YOUR TASK: Copy these lines exactly and nothing else: from the line holding "Recreate this image" to the line holding "1900, 2000, 2100];", both lines included.

DATA FOR THIS EXERCISE:
^^^^^^^^^^^^^^^^
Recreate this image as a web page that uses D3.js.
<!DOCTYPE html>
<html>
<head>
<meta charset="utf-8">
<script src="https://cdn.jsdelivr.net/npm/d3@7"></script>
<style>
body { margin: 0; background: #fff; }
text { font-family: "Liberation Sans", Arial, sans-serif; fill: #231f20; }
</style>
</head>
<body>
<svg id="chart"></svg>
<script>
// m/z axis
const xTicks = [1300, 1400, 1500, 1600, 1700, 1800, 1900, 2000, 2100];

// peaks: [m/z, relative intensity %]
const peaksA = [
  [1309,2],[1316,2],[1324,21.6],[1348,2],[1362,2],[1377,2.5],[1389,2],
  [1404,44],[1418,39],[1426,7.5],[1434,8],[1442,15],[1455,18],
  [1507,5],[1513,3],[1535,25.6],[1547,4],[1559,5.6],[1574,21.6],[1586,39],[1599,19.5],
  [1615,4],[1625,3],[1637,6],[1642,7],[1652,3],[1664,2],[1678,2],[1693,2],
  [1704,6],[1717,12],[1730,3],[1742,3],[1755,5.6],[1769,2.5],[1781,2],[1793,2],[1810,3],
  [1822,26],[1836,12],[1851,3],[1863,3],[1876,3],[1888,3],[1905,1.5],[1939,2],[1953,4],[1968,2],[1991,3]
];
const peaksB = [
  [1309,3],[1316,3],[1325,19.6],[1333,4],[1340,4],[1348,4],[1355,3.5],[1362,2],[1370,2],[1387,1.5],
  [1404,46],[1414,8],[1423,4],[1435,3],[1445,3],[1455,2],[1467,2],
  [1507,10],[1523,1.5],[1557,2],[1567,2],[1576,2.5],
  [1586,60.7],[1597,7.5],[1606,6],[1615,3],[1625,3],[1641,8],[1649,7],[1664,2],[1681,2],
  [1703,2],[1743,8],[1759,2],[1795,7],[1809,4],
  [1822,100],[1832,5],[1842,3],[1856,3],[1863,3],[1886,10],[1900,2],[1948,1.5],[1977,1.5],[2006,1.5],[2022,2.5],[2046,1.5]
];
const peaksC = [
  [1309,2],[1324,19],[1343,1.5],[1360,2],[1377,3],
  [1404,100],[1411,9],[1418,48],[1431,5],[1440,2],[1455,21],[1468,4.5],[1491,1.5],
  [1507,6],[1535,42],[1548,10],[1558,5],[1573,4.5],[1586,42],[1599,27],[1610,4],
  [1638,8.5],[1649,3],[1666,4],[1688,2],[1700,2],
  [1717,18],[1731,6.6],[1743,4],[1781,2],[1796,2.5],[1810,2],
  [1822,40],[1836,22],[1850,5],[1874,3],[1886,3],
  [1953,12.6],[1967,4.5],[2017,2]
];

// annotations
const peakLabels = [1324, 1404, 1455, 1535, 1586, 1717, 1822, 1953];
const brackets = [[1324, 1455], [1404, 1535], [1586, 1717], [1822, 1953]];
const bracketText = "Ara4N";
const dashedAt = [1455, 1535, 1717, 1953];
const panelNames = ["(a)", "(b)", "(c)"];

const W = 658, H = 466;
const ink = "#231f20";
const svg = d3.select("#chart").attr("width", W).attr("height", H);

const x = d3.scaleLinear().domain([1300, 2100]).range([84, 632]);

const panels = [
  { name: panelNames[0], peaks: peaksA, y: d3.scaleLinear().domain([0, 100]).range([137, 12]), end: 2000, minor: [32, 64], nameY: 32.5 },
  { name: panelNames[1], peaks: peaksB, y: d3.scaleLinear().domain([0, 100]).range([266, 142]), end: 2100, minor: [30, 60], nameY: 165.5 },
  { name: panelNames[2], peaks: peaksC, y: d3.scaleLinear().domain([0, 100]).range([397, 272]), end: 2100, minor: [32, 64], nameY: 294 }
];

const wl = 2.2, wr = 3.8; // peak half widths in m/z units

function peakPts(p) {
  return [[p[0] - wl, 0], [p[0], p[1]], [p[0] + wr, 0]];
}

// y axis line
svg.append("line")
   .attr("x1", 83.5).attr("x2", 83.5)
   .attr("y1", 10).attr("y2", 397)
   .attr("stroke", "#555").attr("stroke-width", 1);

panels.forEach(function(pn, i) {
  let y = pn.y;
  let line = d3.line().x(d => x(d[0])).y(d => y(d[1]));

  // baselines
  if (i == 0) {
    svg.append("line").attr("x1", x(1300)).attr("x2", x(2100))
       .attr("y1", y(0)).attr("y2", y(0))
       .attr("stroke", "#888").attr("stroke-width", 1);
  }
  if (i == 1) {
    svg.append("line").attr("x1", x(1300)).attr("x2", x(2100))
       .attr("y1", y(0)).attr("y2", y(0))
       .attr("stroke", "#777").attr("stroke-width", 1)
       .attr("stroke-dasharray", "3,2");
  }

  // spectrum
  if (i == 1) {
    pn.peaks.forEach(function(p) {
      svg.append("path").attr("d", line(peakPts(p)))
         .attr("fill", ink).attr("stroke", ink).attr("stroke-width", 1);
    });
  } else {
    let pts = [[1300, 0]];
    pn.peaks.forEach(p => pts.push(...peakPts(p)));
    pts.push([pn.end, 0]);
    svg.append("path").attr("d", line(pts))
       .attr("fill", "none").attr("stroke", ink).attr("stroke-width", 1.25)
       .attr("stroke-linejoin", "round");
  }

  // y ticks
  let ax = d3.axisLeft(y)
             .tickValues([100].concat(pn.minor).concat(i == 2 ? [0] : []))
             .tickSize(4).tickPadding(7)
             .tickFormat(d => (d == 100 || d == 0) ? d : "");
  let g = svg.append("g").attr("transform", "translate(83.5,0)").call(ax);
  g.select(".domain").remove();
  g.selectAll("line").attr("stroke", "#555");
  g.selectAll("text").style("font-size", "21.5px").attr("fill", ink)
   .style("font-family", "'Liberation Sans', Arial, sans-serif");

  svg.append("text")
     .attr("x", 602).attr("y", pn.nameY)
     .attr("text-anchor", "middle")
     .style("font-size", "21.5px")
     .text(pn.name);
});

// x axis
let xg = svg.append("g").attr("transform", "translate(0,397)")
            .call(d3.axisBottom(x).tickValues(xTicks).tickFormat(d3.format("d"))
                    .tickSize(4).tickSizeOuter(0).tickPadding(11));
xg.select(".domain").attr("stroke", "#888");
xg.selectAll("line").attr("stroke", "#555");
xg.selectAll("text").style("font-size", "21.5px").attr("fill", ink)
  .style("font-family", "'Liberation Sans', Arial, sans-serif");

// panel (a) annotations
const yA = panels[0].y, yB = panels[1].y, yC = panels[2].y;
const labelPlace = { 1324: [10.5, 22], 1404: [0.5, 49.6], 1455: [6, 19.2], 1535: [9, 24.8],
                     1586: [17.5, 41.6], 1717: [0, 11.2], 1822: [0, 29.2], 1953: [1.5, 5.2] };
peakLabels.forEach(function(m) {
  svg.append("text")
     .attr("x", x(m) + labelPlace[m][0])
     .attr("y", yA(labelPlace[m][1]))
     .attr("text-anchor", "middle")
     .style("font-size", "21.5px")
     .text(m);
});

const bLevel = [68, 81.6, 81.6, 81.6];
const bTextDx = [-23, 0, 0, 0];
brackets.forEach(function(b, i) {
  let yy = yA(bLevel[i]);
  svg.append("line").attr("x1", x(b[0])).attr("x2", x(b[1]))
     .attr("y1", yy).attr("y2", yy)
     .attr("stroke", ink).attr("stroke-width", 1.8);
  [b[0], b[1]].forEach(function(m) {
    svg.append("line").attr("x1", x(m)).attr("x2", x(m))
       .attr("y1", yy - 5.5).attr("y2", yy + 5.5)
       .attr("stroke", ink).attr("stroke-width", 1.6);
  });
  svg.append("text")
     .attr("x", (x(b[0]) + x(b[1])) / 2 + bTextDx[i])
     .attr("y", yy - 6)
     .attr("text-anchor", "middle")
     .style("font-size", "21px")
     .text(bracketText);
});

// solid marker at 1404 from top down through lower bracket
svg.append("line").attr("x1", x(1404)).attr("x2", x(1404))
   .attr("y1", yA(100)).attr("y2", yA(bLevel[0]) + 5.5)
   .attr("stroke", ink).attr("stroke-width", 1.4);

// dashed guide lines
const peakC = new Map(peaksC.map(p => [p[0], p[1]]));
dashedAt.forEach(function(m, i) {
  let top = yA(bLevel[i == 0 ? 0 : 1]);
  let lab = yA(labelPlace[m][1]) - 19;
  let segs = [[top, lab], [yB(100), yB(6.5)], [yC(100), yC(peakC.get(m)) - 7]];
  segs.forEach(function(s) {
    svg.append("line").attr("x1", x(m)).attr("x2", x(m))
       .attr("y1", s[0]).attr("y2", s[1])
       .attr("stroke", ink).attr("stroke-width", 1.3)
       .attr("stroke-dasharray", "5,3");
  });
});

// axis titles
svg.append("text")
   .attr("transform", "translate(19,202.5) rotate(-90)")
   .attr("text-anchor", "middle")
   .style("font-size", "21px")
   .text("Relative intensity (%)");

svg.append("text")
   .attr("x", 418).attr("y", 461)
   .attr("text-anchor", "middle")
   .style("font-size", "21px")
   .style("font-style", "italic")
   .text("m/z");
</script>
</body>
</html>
^^^^^^^^^^^^^^^^
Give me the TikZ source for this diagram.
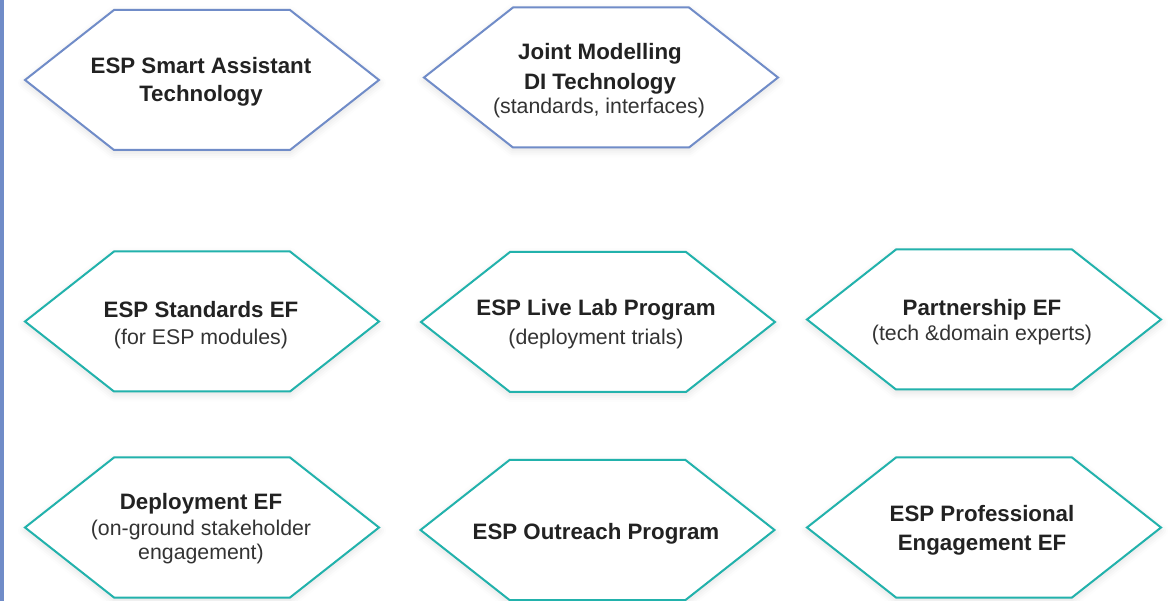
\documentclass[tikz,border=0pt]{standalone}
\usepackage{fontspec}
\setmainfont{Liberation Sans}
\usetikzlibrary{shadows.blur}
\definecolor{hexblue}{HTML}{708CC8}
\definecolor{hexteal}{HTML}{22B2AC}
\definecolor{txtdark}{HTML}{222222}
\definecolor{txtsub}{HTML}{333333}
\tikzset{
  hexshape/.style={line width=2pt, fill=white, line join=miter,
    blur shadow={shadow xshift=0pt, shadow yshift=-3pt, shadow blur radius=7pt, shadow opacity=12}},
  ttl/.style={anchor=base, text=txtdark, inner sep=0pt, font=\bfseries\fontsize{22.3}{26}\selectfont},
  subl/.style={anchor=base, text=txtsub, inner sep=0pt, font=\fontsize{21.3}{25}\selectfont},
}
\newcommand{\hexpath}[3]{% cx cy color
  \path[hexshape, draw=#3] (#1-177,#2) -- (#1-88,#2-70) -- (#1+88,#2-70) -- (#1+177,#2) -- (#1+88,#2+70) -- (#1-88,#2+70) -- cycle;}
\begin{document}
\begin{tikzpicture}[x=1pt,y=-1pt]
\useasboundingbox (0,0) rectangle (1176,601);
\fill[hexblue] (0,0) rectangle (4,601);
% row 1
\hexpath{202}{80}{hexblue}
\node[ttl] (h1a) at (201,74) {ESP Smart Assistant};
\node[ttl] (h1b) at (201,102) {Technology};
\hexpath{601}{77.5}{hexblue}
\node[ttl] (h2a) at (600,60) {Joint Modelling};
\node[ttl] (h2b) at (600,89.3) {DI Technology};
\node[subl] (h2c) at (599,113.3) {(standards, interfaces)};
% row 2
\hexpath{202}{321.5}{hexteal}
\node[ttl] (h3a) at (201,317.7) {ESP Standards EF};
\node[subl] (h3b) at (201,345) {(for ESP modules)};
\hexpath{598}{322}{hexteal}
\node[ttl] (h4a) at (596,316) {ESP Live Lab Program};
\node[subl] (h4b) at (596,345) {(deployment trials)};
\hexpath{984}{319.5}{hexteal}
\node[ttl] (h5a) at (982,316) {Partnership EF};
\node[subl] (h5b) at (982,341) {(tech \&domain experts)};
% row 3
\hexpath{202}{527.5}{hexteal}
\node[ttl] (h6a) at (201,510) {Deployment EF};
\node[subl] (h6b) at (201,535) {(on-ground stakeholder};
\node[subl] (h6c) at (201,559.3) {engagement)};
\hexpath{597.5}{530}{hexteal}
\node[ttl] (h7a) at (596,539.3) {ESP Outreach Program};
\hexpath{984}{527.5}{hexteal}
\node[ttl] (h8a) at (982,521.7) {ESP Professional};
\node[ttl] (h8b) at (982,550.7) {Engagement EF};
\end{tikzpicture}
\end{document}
^^^^^^^^^^^^^^^^
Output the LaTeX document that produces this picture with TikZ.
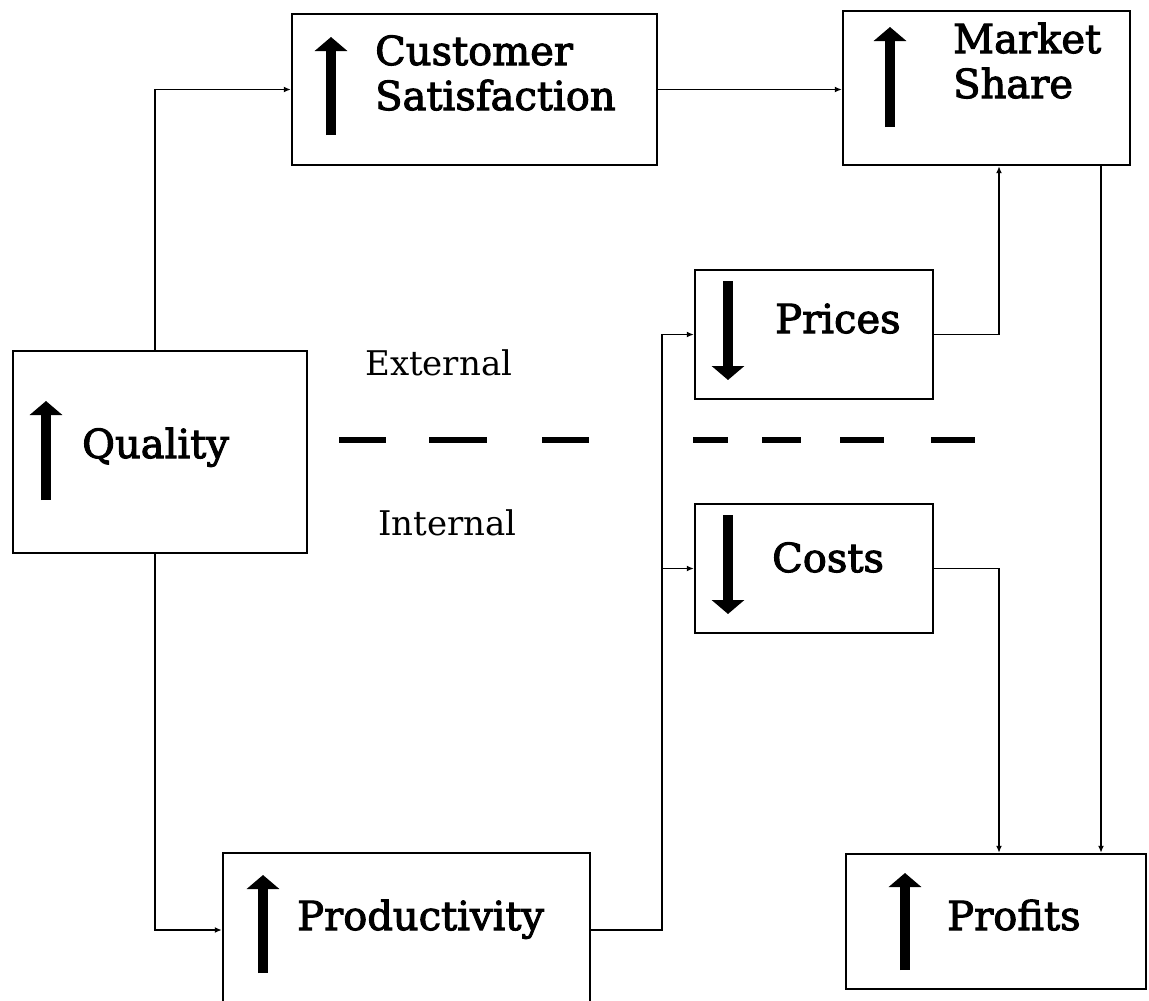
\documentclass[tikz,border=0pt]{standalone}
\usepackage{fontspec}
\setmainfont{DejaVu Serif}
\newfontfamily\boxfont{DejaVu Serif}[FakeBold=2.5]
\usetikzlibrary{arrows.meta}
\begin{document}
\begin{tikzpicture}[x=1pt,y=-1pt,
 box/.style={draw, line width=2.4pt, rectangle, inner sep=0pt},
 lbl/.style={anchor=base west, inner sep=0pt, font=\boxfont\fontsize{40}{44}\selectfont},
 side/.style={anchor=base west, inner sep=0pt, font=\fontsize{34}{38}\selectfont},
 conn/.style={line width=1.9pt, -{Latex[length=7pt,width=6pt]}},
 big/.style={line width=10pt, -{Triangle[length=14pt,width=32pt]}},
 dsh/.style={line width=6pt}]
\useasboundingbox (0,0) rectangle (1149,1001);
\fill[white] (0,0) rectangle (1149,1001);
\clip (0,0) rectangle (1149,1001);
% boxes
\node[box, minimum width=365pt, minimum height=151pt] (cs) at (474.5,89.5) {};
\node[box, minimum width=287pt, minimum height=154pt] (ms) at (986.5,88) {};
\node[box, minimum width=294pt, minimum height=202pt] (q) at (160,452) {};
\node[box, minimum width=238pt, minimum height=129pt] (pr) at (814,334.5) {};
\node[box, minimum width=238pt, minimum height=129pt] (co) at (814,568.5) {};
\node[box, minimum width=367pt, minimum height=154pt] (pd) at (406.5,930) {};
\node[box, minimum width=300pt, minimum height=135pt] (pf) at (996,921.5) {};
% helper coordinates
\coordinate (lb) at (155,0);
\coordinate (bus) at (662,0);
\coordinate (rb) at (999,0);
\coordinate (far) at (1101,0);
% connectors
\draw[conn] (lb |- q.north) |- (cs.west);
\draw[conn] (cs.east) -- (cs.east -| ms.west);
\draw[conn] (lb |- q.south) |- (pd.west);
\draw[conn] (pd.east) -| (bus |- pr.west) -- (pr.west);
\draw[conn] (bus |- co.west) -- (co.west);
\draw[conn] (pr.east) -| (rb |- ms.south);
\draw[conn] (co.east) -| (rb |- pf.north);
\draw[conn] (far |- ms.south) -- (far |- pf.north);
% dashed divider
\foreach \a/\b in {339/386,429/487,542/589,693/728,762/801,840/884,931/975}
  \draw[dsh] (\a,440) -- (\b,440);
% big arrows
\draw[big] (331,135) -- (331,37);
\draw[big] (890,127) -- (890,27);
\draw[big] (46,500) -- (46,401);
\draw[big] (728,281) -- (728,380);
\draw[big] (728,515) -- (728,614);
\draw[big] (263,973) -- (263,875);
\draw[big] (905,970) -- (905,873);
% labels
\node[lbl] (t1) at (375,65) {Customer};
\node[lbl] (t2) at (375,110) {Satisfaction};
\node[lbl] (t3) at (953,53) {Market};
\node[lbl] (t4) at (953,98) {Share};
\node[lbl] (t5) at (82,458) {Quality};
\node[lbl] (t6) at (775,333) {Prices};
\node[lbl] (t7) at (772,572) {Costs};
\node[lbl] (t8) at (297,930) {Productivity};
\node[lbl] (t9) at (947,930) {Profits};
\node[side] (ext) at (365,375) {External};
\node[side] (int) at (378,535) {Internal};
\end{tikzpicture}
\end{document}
^^^^^^^^^^^^^^^^
FINAL RESULT:
Recreate this image as a web page that uses D3.js.
<!DOCTYPE html>
<html>
<head>
<meta charset="utf-8">
<script src="https://cdn.jsdelivr.net/npm/d3@7"></script>
<style>
body { margin: 0; background: #fff; }
text { font-family: "Liberation Sans", Arial, sans-serif; fill: #231f20; }
</style>
</head>
<body>
<svg id="chart"></svg>
<script>
// m/z axis
const xTicks = [1300, 1400, 1500, 1600, 1700, 1800, 1900, 2000, 2100];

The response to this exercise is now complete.